I was stunned. Silent. Elwood said, “We old farts get around, too.”

That’s probably the lightest moment in the novel. The rest is dark and angry. Sharon has a lot of personal interests at stake in this case, and almost every aspect of it offends her values. So she’s determined to find the killers and bring them to justice. At the same time, she has to handle the aftermath of somebody bombing her office and figure out if it’s related to her case.

Fortunately she is a pilot with her own aircraft so she can go zipping back and forth between San Francisco and the boonies. She’s also fortunate that she’s built up a team of employees and associates, including several family members, whom she can tap at a moment’s notice to cover her back and uncover important information.
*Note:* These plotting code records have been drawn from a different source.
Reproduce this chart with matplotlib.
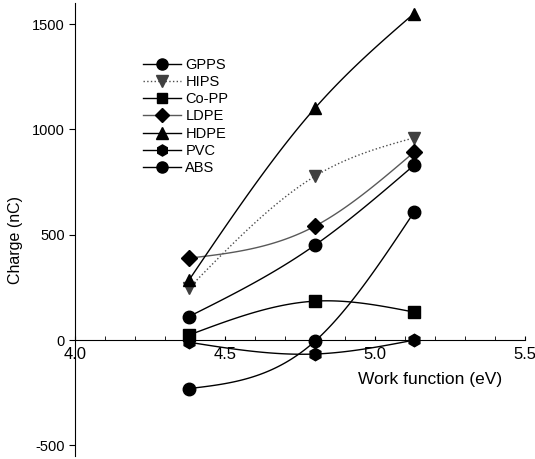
import numpy as np
import matplotlib.pyplot as plt
from matplotlib.lines import Line2D

plt.rcParams['font.family'] = ['Liberation Sans', 'DejaVu Sans']
plt.rcParams['axes.unicode_minus'] = False

# work function of the contact metal (eV)
work_fn = [4.38, 4.80, 5.13]

# charge (nC) per polymer
gpps = [112, 451, 830]
hips = [247, 778, 960]
copp = [24, 185, 133]
ldpe = [389, 541, 892]
hdpe = [285, 1101, 1550]
pvc = [-10, -66, 0]
abs_ = [-230, -5, 607]

series = [
    ("GPPS", gpps, "o", "-", "black", "black"),
    ("HIPS", hips, "v", ":", "0.25", "0.3"),
    ("Co-PP", copp, "s", "-", "black", "black"),
    ("LDPE", ldpe, "D", "-", "black", "0.35"),
    ("HDPE", hdpe, "^", "-", "black", "black"),
    ("PVC", pvc, "h", "-", "black", "black"),
    ("ABS", abs_, "o", "-", "black", "black"),
]


def natural_spline(x, y, n=60):
    # natural cubic spline through three points, for the smooth connecting line
    x = np.asarray(x, float)
    y = np.asarray(y, float)
    h = np.diff(x)
    d = np.diff(y) / h
    m = np.array([0.0, 3 * (d[1] - d[0]) / (h[0] + h[1]), 0.0])
    px, py = [], []
    for i in range(2):
        t = np.linspace(x[i], x[i + 1], n)
        a = x[i + 1] - t
        b = t - x[i]
        s = (m[i] * a ** 3 + m[i + 1] * b ** 3) / (6 * h[i]) \
            + (y[i] / h[i] - m[i] * h[i] / 6) * a \
            + (y[i + 1] / h[i] - m[i + 1] * h[i] / 6) * b
        px.extend(t)
        py.extend(s)
    return px, py


fig = plt.figure(figsize=(5.35, 4.59), dpi=100)
ax = fig.add_axes([75 / 535, 3 / 459, 450 / 535, 453 / 459])

handles = []
for name, vals, mk, ls, mcol, lcol in series:
    sx, sy = natural_spline(work_fn, vals)
    ax.plot(sx, sy, color=lcol, ls=ls, lw=1.0, zorder=2)
    ms = 8 if mk in ("D", "s") else 9
    ax.plot(work_fn, vals, ls="none", marker=mk, ms=ms, color=mcol,
            markeredgecolor=mcol, zorder=3)
    handles.append(Line2D([], [], color=lcol, ls=ls, lw=1.0, marker=mk,
                          ms=ms - 1, markerfacecolor=mcol, markeredgecolor=mcol,
                          label=name))

ax.set_xlim(4.0, 5.5)
ax.set_ylim(-550, 1600)

ax.spines['top'].set_visible(False)
ax.spines['right'].set_visible(False)
ax.spines['bottom'].set_position(('data', 0))

ax.set_xticks([4.0, 4.5, 5.0, 5.5])
ax.set_xticklabels(["4.0", "4.5", "5.0", "5.5"])
ax.set_xticks(np.arange(4.1, 5.5, 0.1), minor=True)
ax.set_yticks([-500, 0, 500, 1000, 1500])
ax.tick_params(axis='x', which='both', direction='in', length=3, labelsize=12, pad=5)
ax.tick_params(axis='y', direction='out', length=4, labelsize=10.5)

ax.set_ylabel("Charge (nC)", fontsize=11.5)
ax.yaxis.set_label_coords(-0.115, 0.477)
ax.text(0.79, 0.168, "Work function (eV)", transform=ax.transAxes,
        ha='center', va='center', fontsize=12.5)

ax.legend(handles=handles, loc='upper left', bbox_to_anchor=(0.135, 0.895),
          frameon=False, fontsize=10.5, handlelength=2.6, handletextpad=0.3,
          labelspacing=0.22, borderpad=0)

fig.savefig("out.png", dpi=100)
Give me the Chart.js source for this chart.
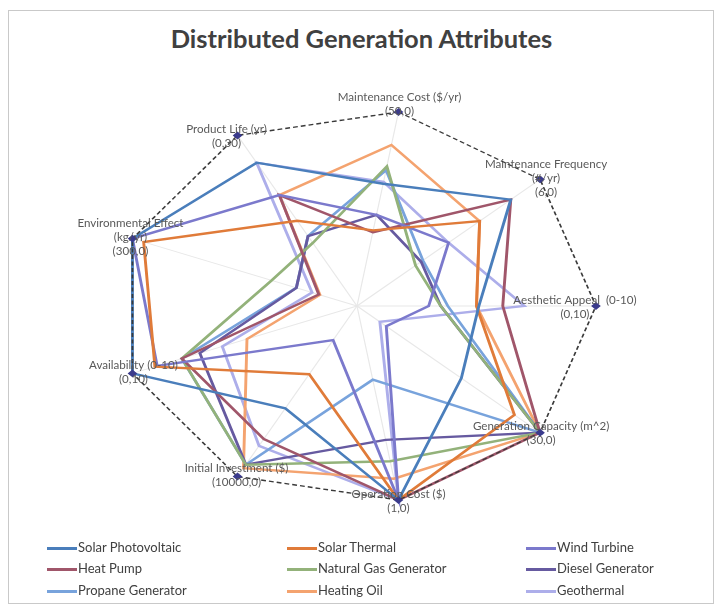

In this volume she’s unlucky in that her partner-spouse, Hy Ripinsky, is off on another case and can’t help her. But she has plenty others available, most of whom are younger. Sharon confesses to the reader she is feeling her age. There are even vague hints she might retire. But until then, she’s still willing to walk into danger and bring down bigoted bad men.

In the same way the narrative contains moments of levity and insight, there are also lines that give an extra zing. One that comes early in her investigation: “The room looked like a cyclone had hit a thrift shop.”

That’s a fresh way to describe a common setting in novels, i.e., the pigsty that many suspects or low-class characters live in. Sharon goes on to include details to help draw that particular character, but the line itself is so evocative readers can fill in the scene easily with their own imaginations.

Such deftness in writing combined with the lead character’s passionate morality and willingness to fight for the underdog are what have made this series successful for its long run. This volume is edgier than some of its predecessors, and at times it’s hard to distinguish between Sharon’s outrage and the author’s. But the story holds together and delivers a fast, intense, thought-provoking read.